# Your task
Using the records that follow, reproduce exactly the lines starting at the line containing "Generate a component" and ending at the line containing "10.5, 9.2, 8.1]". Include both end lines and no pictures.

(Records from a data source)
— begin —

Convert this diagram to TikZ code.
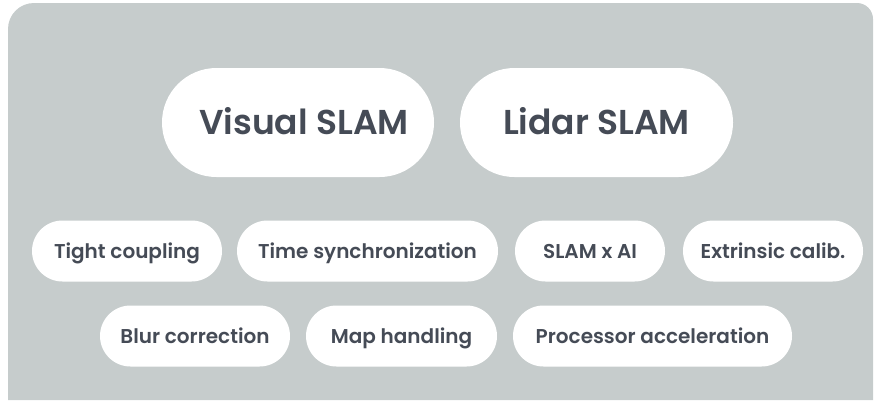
\documentclass[tikz,border=0pt]{standalone}
\usepackage{fontspec}
\setmainfont{Poppins}[BoldFont={Poppins SemiBold}]
\definecolor{bggray}{HTML}{C6CCCC}
\definecolor{txtgray}{HTML}{454B56}
\tikzset{
  pill/.style={fill=white, draw=none, rounded corners=#1, inner sep=0pt, align=center,
    text=txtgray, font=\bfseries},
  bigpill/.style={pill=54.5pt, minimum height=109pt, font=\fontsize{34.5}{38}\selectfont\bfseries,
    text height=24pt, text depth=0pt},
  smallpill/.style={pill=30.5pt, minimum height=61pt, font=\fontsize{20}{24}\selectfont\bfseries,
    text height=14pt, text depth=0pt},
}
\begin{document}
\begin{tikzpicture}[x=1pt,y=-1pt]
\useasboundingbox (0,0) rectangle (874,400);
\fill[bggray] (8,400) -- (8,29) arc[start angle=180,end angle=270,radius=26] -- (857,3)
  arc[start angle=270,end angle=360,radius=16] -- (873,400) -- cycle;
% row 1
\node[bigpill, minimum width=272pt] (visual) at (298,122.5) {\hspace*{12pt}Visual SLAM};
\node[bigpill, minimum width=273pt] (lidar) at (596.5,122.5) {Lidar SLAM};
% row 2
\node[smallpill, minimum width=190pt] (tight) at (127,251) {Tight coupling};
\node[smallpill, minimum width=261pt] (time) at (367.5,251) {Time synchronization};
\node[smallpill, minimum width=150pt] (ai) at (590,251) {SLAM x AI};
\node[smallpill, minimum width=180pt] (extr) at (773,251) {Extrinsic calib.};
% row 3
\node[smallpill, minimum width=190pt] (blur) at (195,336) {Blur correction};
\node[smallpill, minimum width=191pt] (map) at (401.5,336) {Map handling};
\node[smallpill, minimum width=279pt] (proc) at (652.5,336) {Processor acceleration};
\end{tikzpicture}
\end{document}
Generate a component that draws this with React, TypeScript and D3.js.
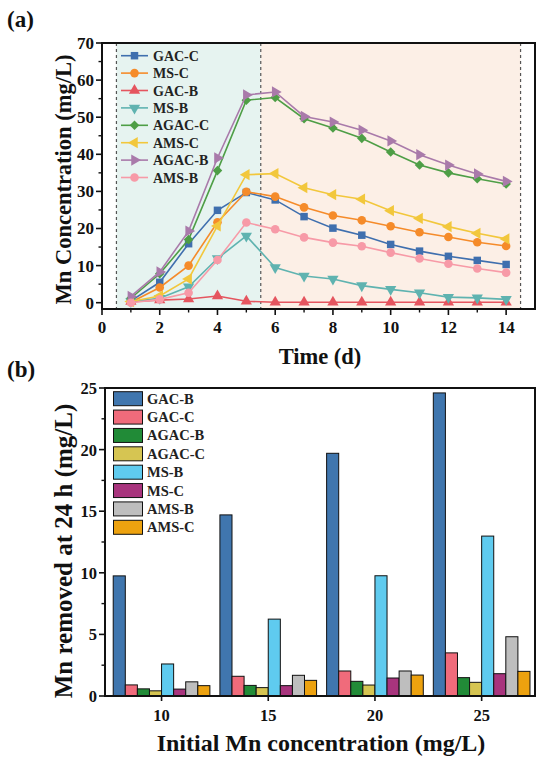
import * as d3 from "d3"

// panel (a): Mn concentration over time
const days = [1, 2, 3, 4, 5, 6, 7, 8, 9, 10, 11, 12, 13, 14]
const gacC = [0.5, 5.5, 15.9, 24.9, 29.7, 27.7, 23.2, 20.1, 18.2, 15.7, 13.9, 12.5, 11.4, 10.3]
const msC = [0.1, 4.1, 10.0, 21.7, 29.9, 28.6, 25.7, 23.5, 22.2, 20.6, 19.0, 17.7, 16.3, 15.3]
const gacB = [0.3, 0.7, 1.0, 1.8, 0.4, 0.1, 0.1, 0.1, 0.1, 0.1, 0.1, 0.1, 0.1, 0.1]
const msB = [0.3, 1.2, 4.3, 11.9, 18.0, 9.5, 7.2, 6.4, 4.6, 3.6, 2.7, 1.5, 1.3, 0.9]
const agacC = [1.2, 7.8, 17.0, 35.6, 54.6, 55.3, 49.6, 47.1, 44.3, 40.6, 37.1, 35.0, 33.4, 32.0]
const amsC = [0.3, 1.8, 6.4, 20.7, 34.5, 34.8, 31.0, 29.1, 27.9, 24.8, 22.7, 20.5, 18.7, 17.2]
const agacB = [1.7, 8.3, 19.3, 39.0, 56.0, 56.8, 50.2, 48.7, 46.5, 43.6, 39.9, 37.1, 34.7, 32.7]
const amsB = [0.0, 0.9, 2.7, 11.5, 21.6, 19.8, 17.6, 16.2, 15.2, 13.5, 11.9, 10.5, 9.2, 8.1]

const lineSeries = [
  { name: "GAC-C", values: gacC, color: "#3f6fae", shape: "square" },
  { name: "MS-C", values: msC, color: "#f58b2a", shape: "circle" },
  { name: "GAC-B", values: gacB, color: "#e5555f", shape: "up" },
  { name: "MS-B", values: msB, color: "#5fb3b0", shape: "down" },
  { name: "AGAC-C", values: agacC, color: "#4e9e46", shape: "diamond" },
  { name: "AMS-C", values: amsC, color: "#f2c73c", shape: "left" },
  { name: "AGAC-B", values: agacB, color: "#a97aaa", shape: "right" },
  { name: "AMS-B", values: amsB, color: "#f79aa7", shape: "circle" },
]

const xTicksA = [0, 2, 4, 6, 8, 10, 12, 14]
const yTicksA = [0, 10, 20, 30, 40, 50, 60, 70]

// panel (b): Mn removed at 24 h
const concentrations = [10, 15, 20, 25]
const barGacB = [9.75, 14.7, 19.7, 24.6]
const barGacC = [0.9, 1.6, 2.03, 3.5]
const barAgacB = [0.58, 0.86, 1.19, 1.49]
const barAgacC = [0.42, 0.68, 0.89, 1.11]
const barMsB = [2.6, 6.24, 9.76, 12.98]
const barMsC = [0.56, 0.84, 1.46, 1.81]
const barAmsB = [1.15, 1.68, 2.03, 4.81]
const barAmsC = [0.84, 1.27, 1.7, 2.0]

const barSeries = [
  { name: "GAC-B", values: barGacB, color: "#4076ae" },
  { name: "GAC-C", values: barGacC, color: "#f06b7b" },
  { name: "AGAC-B", values: barAgacB, color: "#218b37" },
  { name: "AGAC-C", values: barAgacC, color: "#d6c552" },
  { name: "MS-B", values: barMsB, color: "#5fcbef" },
  { name: "MS-C", values: barMsC, color: "#a8347d" },
  { name: "AMS-B", values: barAmsB, color: "#bebebe" },
  { name: "AMS-C", values: barAmsC, color: "#eda20f" },
]

const yTicksB = [0, 5, 10, 15, 20, 25]

const FONT = "'Liberation Serif', 'Times New Roman', serif"

function markerPath(shape: string) {
  const tri = d3.symbol(d3.symbolTriangle, 55)()
  switch (shape) {
    case "square":
      return { d: d3.symbol(d3.symbolSquare, 56)(), rot: 0 }
    case "circle":
      return { d: d3.symbol(d3.symbolCircle, 58)(), rot: 0 }
    case "diamond":
      return { d: d3.symbol(d3.symbolSquare, 46)(), rot: 45 }
    case "up":
      return { d: tri, rot: 0 }
    case "down":
      return { d: tri, rot: 180 }
    case "left":
      return { d: tri, rot: -90 }
    default:
      return { d: tri, rot: 90 }
  }
}

function PanelA() {
  const left = 102, right = 535, top = 43, bottom = 309
  const x = d3.scaleLinear().domain([0, 15]).range([left, right])
  const y = d3.scaleLinear().domain([-1.7, 70]).range([bottom, top])
  const line = d3
    .line<number>()
    .x((_, i) => x(days[i]))
    .y((d) => y(d))

  const minorX = d3.range(1, 15, 2)
  const minorY = d3.range(5, 70, 10)

  return (
    <g>
      <rect x={x(0.5)} y={top} width={x(5.5) - x(0.5)} height={bottom - top} fill="#e6f3f0" />
      <rect x={x(5.5)} y={top} width={x(14.5) - x(5.5)} height={bottom - top} fill="#fcefe6" />
      {[0.5, 5.5, 14.5].map((d) => (
        <line key={d} x1={x(d)} x2={x(d)} y1={top} y2={bottom} stroke="#555" strokeWidth={1.2} strokeDasharray="3,3" />
      ))}

      {lineSeries.map((s) => {
        const m = markerPath(s.shape)
        return (
          <g key={s.name}>
            <path d={line(s.values) || ""} fill="none" stroke={s.color} strokeWidth={1.6} />
            {s.values.map((v, i) => (
              <path
                key={i}
                d={m.d || ""}
                fill={s.color}
                transform={`translate(${x(days[i])},${y(v)}) rotate(${m.rot})`}
              />
            ))}
          </g>
        )
      })}

      {/* legend */}
      {lineSeries.map((s, i) => {
        const m = markerPath(s.shape)
        const ly = 55.7 + i * 17.4
        return (
          <g key={s.name}>
            <line x1={121} x2={148} y1={ly} y2={ly} stroke={s.color} strokeWidth={1.6} />
            <path d={m.d || ""} fill={s.color} transform={`translate(134.5,${ly}) rotate(${m.rot})`} />
            <text x={153} y={ly + 5} fontFamily={FONT} fontWeight="bold" fontSize={14} fill="#222">
              {s.name}
            </text>
          </g>
        )
      })}

      {/* axes */}
      <rect x={left} y={top} width={right - left} height={bottom - top} fill="none" stroke="#111" strokeWidth={2} />
      {xTicksA.map((t) => (
        <g key={t}>
          <line x1={x(t)} x2={x(t)} y1={bottom} y2={bottom + 6} stroke="#111" strokeWidth={1.6} />
          <text x={x(t)} y={bottom + 24} textAnchor="middle" fontFamily={FONT} fontWeight="bold" fontSize={17} fill="#111">
            {t}
          </text>
        </g>
      ))}
      {minorX.map((t) => (
        <line key={t} x1={x(t)} x2={x(t)} y1={bottom} y2={bottom + 3.5} stroke="#111" strokeWidth={1.4} />
      ))}
      {yTicksA.map((t) => (
        <g key={t}>
          <line x1={left - 6} x2={left} y1={y(t)} y2={y(t)} stroke="#111" strokeWidth={1.6} />
          <text x={left - 8} y={y(t) + 6} textAnchor="end" fontFamily={FONT} fontWeight="bold" fontSize={17} fill="#111">
            {t}
          </text>
        </g>
      ))}
      {minorY.map((t) => (
        <line key={t} x1={left - 3.5} x2={left} y1={y(t)} y2={y(t)} stroke="#111" strokeWidth={1.4} />
      ))}

      <text x={320} y={364} textAnchor="middle" fontFamily={FONT} fontWeight="bold" fontSize={22.5} fill="#111">
        Time (d)
      </text>
      <text
        transform={`translate(71,179.5) rotate(-90)`}
        textAnchor="middle"
        fontFamily={FONT}
        fontWeight="bold"
        fontSize={22.5}
        fill="#111"
      >
        Mn Concentration (mg/L)
      </text>
      <text x={7} y={27} fontFamily={FONT} fontWeight="bold" fontSize={23} fill="#111">
        (a)
      </text>
    </g>
  )
}

function PanelB() {
  const left = 105, right = 535, top = 388, bottom = 696
  const x = d3.scaleLinear().domain([7.35, 27.5]).range([left, right])
  const y = d3.scaleLinear().domain([0, 25]).range([bottom, top])
  const groupW = x(10 + 4.53) - x(10)
  const inner = d3
    .scaleBand()
    .domain(barSeries.map((s) => s.name))
    .range([-groupW / 2, groupW / 2])
    .padding(0)
  const minorY = d3.range(2.5, 25, 5)

  return (
    <g>
      {barSeries.map((s) => (
        <g key={s.name}>
          {s.values.map((v, i) => (
            <rect
              key={i}
              x={x(concentrations[i]) + (inner(s.name) || 0)}
              y={y(v)}
              width={inner.bandwidth()}
              height={y(0) - y(v)}
              fill={s.color}
              stroke="#111"
              strokeWidth={1}
            />
          ))}
        </g>
      ))}

      {/* legend */}
      {barSeries.map((s, i) => {
        const ly = 398.7 + i * 18.37
        return (
          <g key={s.name}>
            <rect x={113.5} y={ly - 7} width={29} height={14} fill={s.color} stroke="#111" strokeWidth={1} />
            <text x={147} y={ly + 5} fontFamily={FONT} fontWeight="bold" fontSize={14.5} fill="#222">
              {s.name}
            </text>
          </g>
        )
      })}

      <rect x={left} y={top} width={right - left} height={bottom - top} fill="none" stroke="#111" strokeWidth={2} />
      {concentrations.map((c) => (
        <g key={c}>
          <line x1={x(c)} x2={x(c)} y1={bottom} y2={bottom + 5} stroke="#111" strokeWidth={1.6} />
          <text x={x(c)} y={bottom + 25} textAnchor="middle" fontFamily={FONT} fontWeight="bold" fontSize={16.5} fill="#111">
            {c}
          </text>
        </g>
      ))}
      {yTicksB.map((t) => (
        <g key={t}>
          <line x1={left - 6} x2={left} y1={y(t)} y2={y(t)} stroke="#111" strokeWidth={1.6} />
          <text x={left - 8} y={y(t) + 6} textAnchor="end" fontFamily={FONT} fontWeight="bold" fontSize={16.5} fill="#111">
            {t}
          </text>
        </g>
      ))}
      {minorY.map((t) => (
        <line key={t} x1={left - 3.5} x2={left} y1={y(t)} y2={y(t)} stroke="#111" strokeWidth={1.4} />
      ))}

      <text x={321} y={751} textAnchor="middle" fontFamily={FONT} fontWeight="bold" fontSize={24} fill="#111">
        Initial Mn concentration (mg/L)
      </text>
      <text
        transform={`translate(72,551) rotate(-90)`}
        textAnchor="middle"
        fontFamily={FONT}
        fontWeight="bold"
        fontSize={25}
        fill="#111"
      >
        Mn removed at 24 h (mg/L)
      </text>
      <text x={7} y={377} fontFamily={FONT} fontWeight="bold" fontSize={23} fill="#111">
        (b)
      </text>
    </g>
  )
}

export default function App() {
  return (
    <svg
      width={550}
      height={769}
      viewBox="0 0 550 769"
      style={{ position: "absolute", left: 0, top: 0, background: "#fff" }}
    >
      <rect width={550} height={769} fill="#fff" />
      <PanelA />
      <PanelB />
    </svg>
  )
}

— end —

# Completed exercise
Generate a component that draws this with React, TypeScript and D3.js.
import * as d3 from "d3"

// panel (a): Mn concentration over time
const days = [1, 2, 3, 4, 5, 6, 7, 8, 9, 10, 11, 12, 13, 14]
const gacC = [0.5, 5.5, 15.9, 24.9, 29.7, 27.7, 23.2, 20.1, 18.2, 15.7, 13.9, 12.5, 11.4, 10.3]
const msC = [0.1, 4.1, 10.0, 21.7, 29.9, 28.6, 25.7, 23.5, 22.2, 20.6, 19.0, 17.7, 16.3, 15.3]
const gacB = [0.3, 0.7, 1.0, 1.8, 0.4, 0.1, 0.1, 0.1, 0.1, 0.1, 0.1, 0.1, 0.1, 0.1]
const msB = [0.3, 1.2, 4.3, 11.9, 18.0, 9.5, 7.2, 6.4, 4.6, 3.6, 2.7, 1.5, 1.3, 0.9]
const agacC = [1.2, 7.8, 17.0, 35.6, 54.6, 55.3, 49.6, 47.1, 44.3, 40.6, 37.1, 35.0, 33.4, 32.0]
const amsC = [0.3, 1.8, 6.4, 20.7, 34.5, 34.8, 31.0, 29.1, 27.9, 24.8, 22.7, 20.5, 18.7, 17.2]
const agacB = [1.7, 8.3, 19.3, 39.0, 56.0, 56.8, 50.2, 48.7, 46.5, 43.6, 39.9, 37.1, 34.7, 32.7]
const amsB = [0.0, 0.9, 2.7, 11.5, 21.6, 19.8, 17.6, 16.2, 15.2, 13.5, 11.9, 10.5, 9.2, 8.1]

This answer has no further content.